Das Landestheater Coburg erzählt die geheimnisvolle und anrührende Geschichte des "Ozeanpianisten" Novecento. Frederik Leberle gibt den Monolog von Alessandro Baricco in der Reithalle.

Es ist eine merkwürdige Geschichte, vorsichtshalber als modernes Märchen deklariert. Ein Junge wächst Anfang des 20. Jahrhunderts wie außerhalb der Welt und doch tief verquickt mit ihr auf einem Ozean dampfer auf, den er sein Leben lang nicht verlässt.
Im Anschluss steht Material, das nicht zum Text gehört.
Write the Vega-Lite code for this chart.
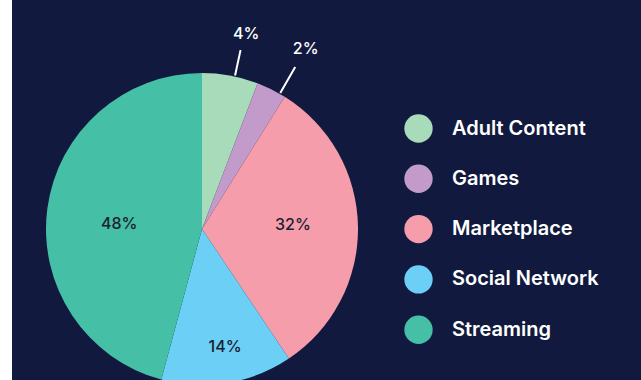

Der Junge entpuppt sich als geniales Klaviertalent, wie auch immer er das auf dem Schiff werden konnte. Er verzaubert das Heer von Passagieren, die Reichen, wie die armen Auswanderer, mit seiner ganz eigenen Musik zwischen Volkstum und Jazz. Der Junge wird weltberühmt. Den Dampfer verlässt er jedoch auch dann nicht, als der nach dem Zweiten Weltkrieg zur Verschrottung in Plymouth liegt.
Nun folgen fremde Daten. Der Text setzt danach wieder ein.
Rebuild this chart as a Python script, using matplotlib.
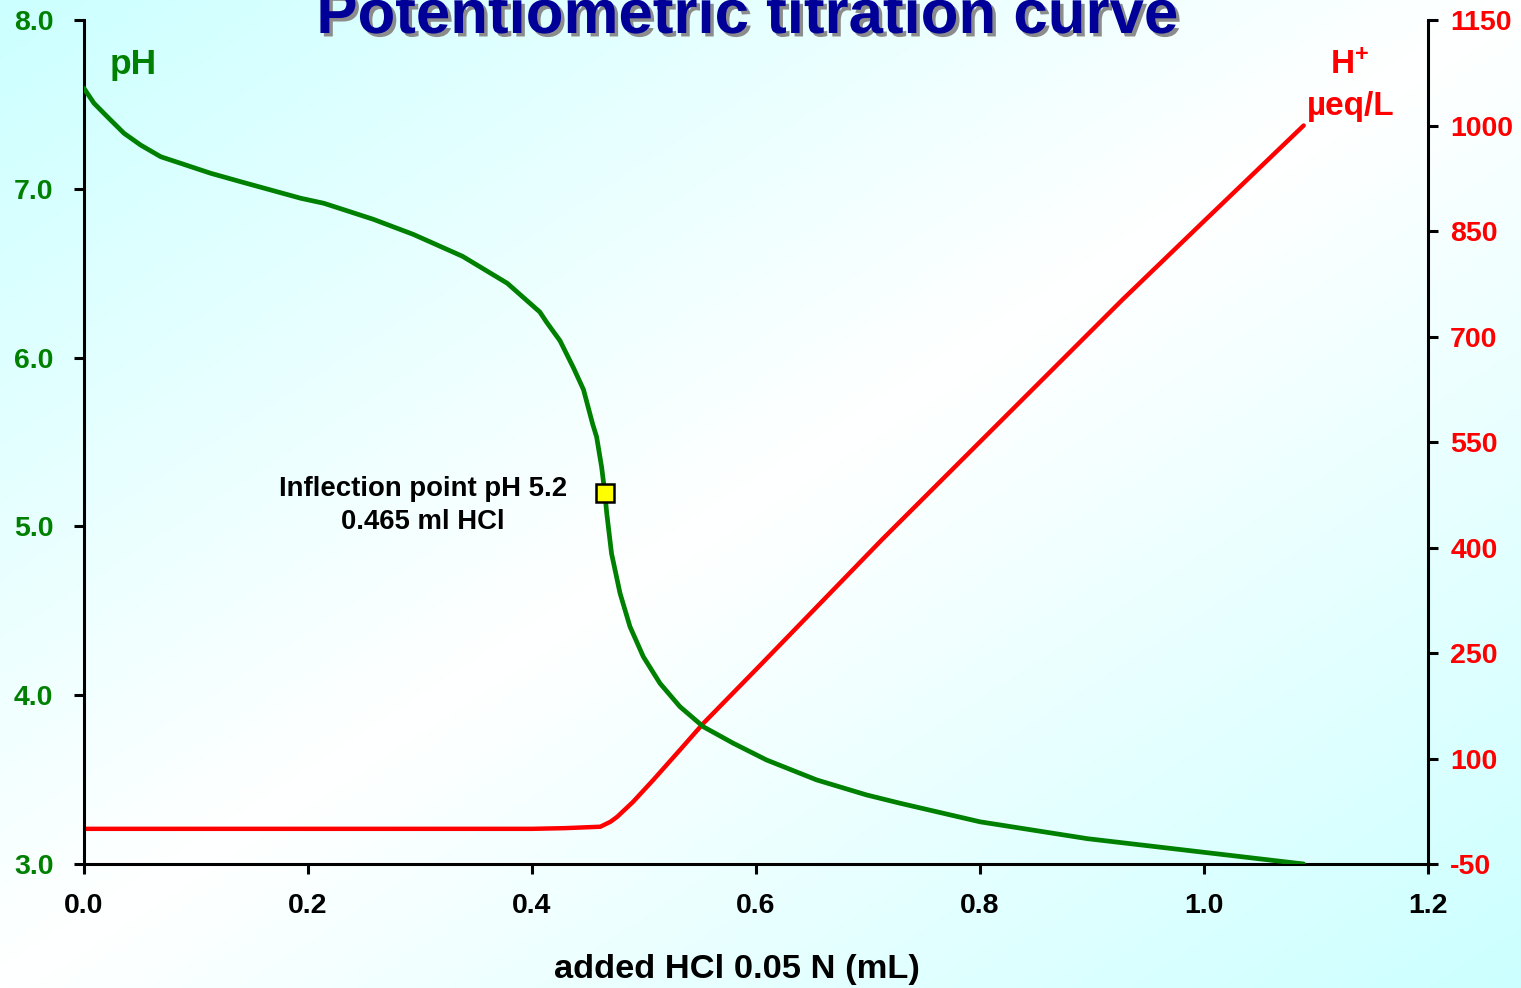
import numpy as np
import matplotlib
matplotlib.use("Agg")
import matplotlib.pyplot as plt
import matplotlib.patheffects as pe

plt.rcParams["font.family"] = ["Liberation Sans", "DejaVu Sans"]
plt.rcParams["font.weight"] = "bold"
plt.rcParams["mathtext.fontset"] = "custom"
plt.rcParams["mathtext.rm"] = "Liberation Sans:bold"
plt.rcParams["mathtext.bf"] = "Liberation Sans:bold"

# pH curve
ml_ph = [0.0, 0.0089, 0.0208, 0.0357, 0.0506, 0.0685, 0.0863, 0.1131, 0.1399, 0.1667,
         0.1935, 0.2143, 0.258, 0.294, 0.338, 0.378, 0.407, 0.413, 0.425, 0.437,
         0.446, 0.454, 0.4577, 0.4622, 0.465, 0.4667, 0.471, 0.4786, 0.4875, 0.4994,
         0.5143, 0.5321, 0.553, 0.5798, 0.6095, 0.6542, 0.6988, 0.7286, 0.80, 0.896,
         0.999, 1.089]
ph = [7.595, 7.507, 7.427, 7.329, 7.259, 7.190, 7.151, 7.092, 7.042, 6.993,
      6.944, 6.914, 6.82, 6.73, 6.60, 6.44, 6.27, 6.21, 6.10, 5.94,
      5.81, 5.61, 5.53, 5.35, 5.20, 5.08, 4.84, 4.604, 4.406, 4.228,
      4.070, 3.932, 3.813, 3.715, 3.616, 3.498, 3.409, 3.360, 3.25, 3.15,
      3.07, 3.00]

# H+ curve, ueq/L
ml_h = [0.0, 0.2, 0.4, 0.43, 0.461, 0.47, 0.476, 0.49, 0.508, 0.532,
        0.553, 0.604, 0.713, 0.82, 0.927, 1.0, 1.089]
h_plus = [0, 0, 0, 1, 3, 10, 17, 38, 69, 112,
          150, 233, 412, 582, 752, 864, 1000]

infl_ml, infl_ph = 0.465, 5.2

x_ticks = [0.0, 0.2, 0.4, 0.6, 0.8, 1.0, 1.2]
ph_ticks = [3.0, 4.0, 5.0, 6.0, 7.0, 8.0]
h_ticks = [-50, 100, 250, 400, 550, 700, 850, 1000, 1150]

GREEN = "#008000"
RED = "#ff0000"
W, H = 1521, 988

fig = plt.figure(figsize=(W / 100, H / 100), dpi=100)

# diagonal cyan-white-cyan background
bg = fig.add_axes([0, 0, 1, 1], zorder=-5)
u, v = np.meshgrid(np.linspace(0, 1, 400), np.linspace(0, 1, 260))
t = np.abs((u + v) - 1.0)
cyan = np.array([0.80, 1.0, 1.0])
img = 1 - (1 - cyan)[None, None, :] * t[:, :, None]
bg.imshow(img, extent=[0, 1, 0, 1], aspect="auto", origin="upper")
bg.axis("off")

ax = fig.add_axes([84 / W, 1 - 864 / H, (1428 - 84) / W, (864 - 20) / H])
ax.patch.set_visible(False)
ax2 = ax.twinx()
ax2.patch.set_visible(False)

ax.plot(ml_ph, ph, color=GREEN, lw=3.4, solid_capstyle="round",
        solid_joinstyle="round", zorder=3)
ax2.plot(ml_h, h_plus, color=RED, lw=3.2, solid_capstyle="round",
         solid_joinstyle="round", zorder=2)
ax.plot([infl_ml], [infl_ph], "s", ms=12.5, mfc="#ffff00", mec="black", mew=1.8, zorder=5)
ax.set_zorder(2)
ax2.set_zorder(1)

ax.set_xlim(0, 1.2)
ax.set_ylim(3.0, 8.0)
ax2.set_ylim(-50, 1150)
ax.set_xticks(x_ticks)
ax.set_xticklabels([f"{x:.1f}" for x in x_ticks])
ax.set_yticks(ph_ticks)
ax.set_yticklabels([f"{y:.1f}" for y in ph_ticks])
ax2.set_yticks(h_ticks)
ax2.set_yticklabels([str(y) for y in h_ticks])

for a in (ax, ax2):
    a.spines["top"].set_visible(False)
    for s in a.spines.values():
        s.set_linewidth(2.2)
ax.spines["right"].set_visible(False)
ax2.spines["left"].set_visible(False)
ax2.spines["bottom"].set_visible(False)

ax.tick_params(axis="y", direction="out", length=7, width=2.2, pad=15,
               labelsize=20.5, labelcolor=GREEN)
ax.tick_params(axis="x", direction="out", length=7, width=2.2, pad=14,
               labelsize=20.5, labelcolor="black")
ax2.tick_params(axis="y", direction="out", length=7, width=2.2, pad=9,
                labelsize=20.5, labelcolor=RED)

ax.text(0.3027, 5.222, "Inflection point pH 5.2", ha="center", va="center",
        fontsize=19.8, fontweight="bold", color="black")
ax.text(0.3027, 5.026, "0.465 ml HCl", ha="center", va="center",
        fontsize=19.8, fontweight="bold", color="black")

fig.text(110 / W, 1 - 74 / H, "pH", color=GREEN, fontsize=25.5, fontweight="bold",
         ha="left", va="baseline")
fig.text(1350 / W, 1 - 74 / H, r"$\mathbf{H^{+}}$", color=RED, fontsize=24,
         ha="center", va="baseline")
fig.text(1351 / W, 1 - 115 / H, "µeq/L", color=RED, fontsize=24, fontweight="bold",
         ha="center", va="baseline")

fig.text(737 / W, 1 - 978 / H, "added HCl 0.05 N (mL)", color="black", fontsize=24.8,
         fontweight="bold", ha="center", va="baseline")

fig.text(747 / W, 1 - 33 / H, "Potentiometric titration curve", color="#000099",
         fontsize=44.5, fontweight="bold", ha="center", va="baseline",
         path_effects=[pe.withSimplePatchShadow(offset=(2.5, -2.5),
                                                shadow_rgbFace="#8c8c8c", alpha=1.0)])

fig.savefig("out.png", dpi=100)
Alessandro Bariccos Erzählung "Novecento", die Legende vom "Ozeanpianisten", hat 1999 in der grandios-nostalgischen Verfilmung von Giuseppe Tornatore - mit Musik von Ennio Morricone - diejenigen tief berührt, die Sinn haben für das Wunderbare in unserer sogenannten ganz normalen Welt.


Geboren am 1. Januar 1900

Barricos 1994 uraufgeführter Theatermonolog ging ein bisschen anders als Tornatore die Geschichte von dem auf dem Ozeandampfer zunächst versteckt aufgezogenen Novecento erzählt. Der Junge wurde so genannt, weil er am 1. Januar 1900 von einem Maschinisten gefunden wurde, von Auswanderern zurückgelassen in einer Pappschachtel auf dem Piano des Ballsaales.
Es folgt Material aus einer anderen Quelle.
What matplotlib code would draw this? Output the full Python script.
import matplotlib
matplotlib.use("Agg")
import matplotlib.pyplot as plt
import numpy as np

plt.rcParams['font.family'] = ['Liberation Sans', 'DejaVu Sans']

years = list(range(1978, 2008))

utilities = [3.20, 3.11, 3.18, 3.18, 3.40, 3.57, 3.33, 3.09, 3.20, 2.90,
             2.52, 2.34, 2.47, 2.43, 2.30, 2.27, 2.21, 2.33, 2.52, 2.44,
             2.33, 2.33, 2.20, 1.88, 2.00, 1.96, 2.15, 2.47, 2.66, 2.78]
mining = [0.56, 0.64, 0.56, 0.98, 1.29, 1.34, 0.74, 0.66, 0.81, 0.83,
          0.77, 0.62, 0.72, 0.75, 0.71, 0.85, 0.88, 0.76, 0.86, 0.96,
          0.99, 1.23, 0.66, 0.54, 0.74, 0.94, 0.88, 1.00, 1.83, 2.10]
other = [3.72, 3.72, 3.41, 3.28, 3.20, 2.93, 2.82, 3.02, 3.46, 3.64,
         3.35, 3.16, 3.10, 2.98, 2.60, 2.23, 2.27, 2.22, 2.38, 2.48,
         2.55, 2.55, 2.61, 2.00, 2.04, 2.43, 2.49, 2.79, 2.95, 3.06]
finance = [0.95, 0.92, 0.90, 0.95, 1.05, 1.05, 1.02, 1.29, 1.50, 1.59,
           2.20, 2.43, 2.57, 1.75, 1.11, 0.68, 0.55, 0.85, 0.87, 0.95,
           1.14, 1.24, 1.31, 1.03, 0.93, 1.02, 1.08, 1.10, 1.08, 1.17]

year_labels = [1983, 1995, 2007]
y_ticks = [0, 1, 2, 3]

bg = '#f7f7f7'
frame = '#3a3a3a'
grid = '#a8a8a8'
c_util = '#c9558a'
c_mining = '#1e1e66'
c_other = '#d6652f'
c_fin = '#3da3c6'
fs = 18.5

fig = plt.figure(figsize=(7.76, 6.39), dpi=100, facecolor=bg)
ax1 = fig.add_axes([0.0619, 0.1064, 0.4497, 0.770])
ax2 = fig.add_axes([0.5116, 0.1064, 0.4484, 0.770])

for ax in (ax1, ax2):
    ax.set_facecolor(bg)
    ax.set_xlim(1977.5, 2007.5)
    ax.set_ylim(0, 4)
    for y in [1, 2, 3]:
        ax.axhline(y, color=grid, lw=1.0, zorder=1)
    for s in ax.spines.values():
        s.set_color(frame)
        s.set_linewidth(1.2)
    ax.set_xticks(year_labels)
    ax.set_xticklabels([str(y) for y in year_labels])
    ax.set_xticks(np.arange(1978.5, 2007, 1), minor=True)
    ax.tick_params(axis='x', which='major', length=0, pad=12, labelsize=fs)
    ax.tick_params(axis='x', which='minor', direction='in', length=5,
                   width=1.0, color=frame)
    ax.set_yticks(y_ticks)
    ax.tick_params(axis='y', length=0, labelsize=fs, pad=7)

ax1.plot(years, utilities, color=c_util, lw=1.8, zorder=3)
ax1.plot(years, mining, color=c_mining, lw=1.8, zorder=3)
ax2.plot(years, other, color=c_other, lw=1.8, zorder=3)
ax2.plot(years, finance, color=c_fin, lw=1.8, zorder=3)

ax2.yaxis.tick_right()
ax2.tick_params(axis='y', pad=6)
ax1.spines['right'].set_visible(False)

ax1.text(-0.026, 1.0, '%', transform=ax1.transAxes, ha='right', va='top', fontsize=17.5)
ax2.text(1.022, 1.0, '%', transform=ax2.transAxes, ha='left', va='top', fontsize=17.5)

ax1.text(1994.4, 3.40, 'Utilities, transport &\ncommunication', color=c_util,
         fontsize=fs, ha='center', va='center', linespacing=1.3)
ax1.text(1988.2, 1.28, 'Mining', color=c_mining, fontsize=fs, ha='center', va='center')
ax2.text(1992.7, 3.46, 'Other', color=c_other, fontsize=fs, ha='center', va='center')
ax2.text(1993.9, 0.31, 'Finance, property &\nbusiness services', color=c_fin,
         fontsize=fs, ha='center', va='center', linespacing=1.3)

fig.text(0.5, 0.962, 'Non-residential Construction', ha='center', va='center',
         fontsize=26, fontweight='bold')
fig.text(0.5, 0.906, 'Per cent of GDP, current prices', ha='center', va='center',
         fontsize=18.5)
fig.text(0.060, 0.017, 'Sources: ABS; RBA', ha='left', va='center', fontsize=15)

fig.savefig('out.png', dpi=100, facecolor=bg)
Das Wunderbare vom Mikrokosmos im Makrokosmos oder umgekehrt ist beiden Verarbeitungen des Stoffes eigen. Das Stück Theaterliteratur spricht intensiv vom Geheimnis des Lebens, der Kunst und der Fantasie, während es gleichzeitig die erste Hälfte des 20. Jahrhunderts spiegelt.


Leberle erzählt und spielt

Am Landestheater Coburg, in der Reithalle, erzählt ab kommenden Samstag der Schauspieler Frederik Leberle als Trompeter Tom Tooney die unglaubliche Geschichte seines Freundes Novecento, den er auf dem Ozean dampfer kennengelernt hatte. Im rückblickenden Monolog schlüpft Frederik Leberle in die verschiedenen Rollen. Regie führt bei dieser Produktion erstmals die seit letzter Spielzeit am Landestheater Coburg engagierte Regieassistentin Mascha Pitz.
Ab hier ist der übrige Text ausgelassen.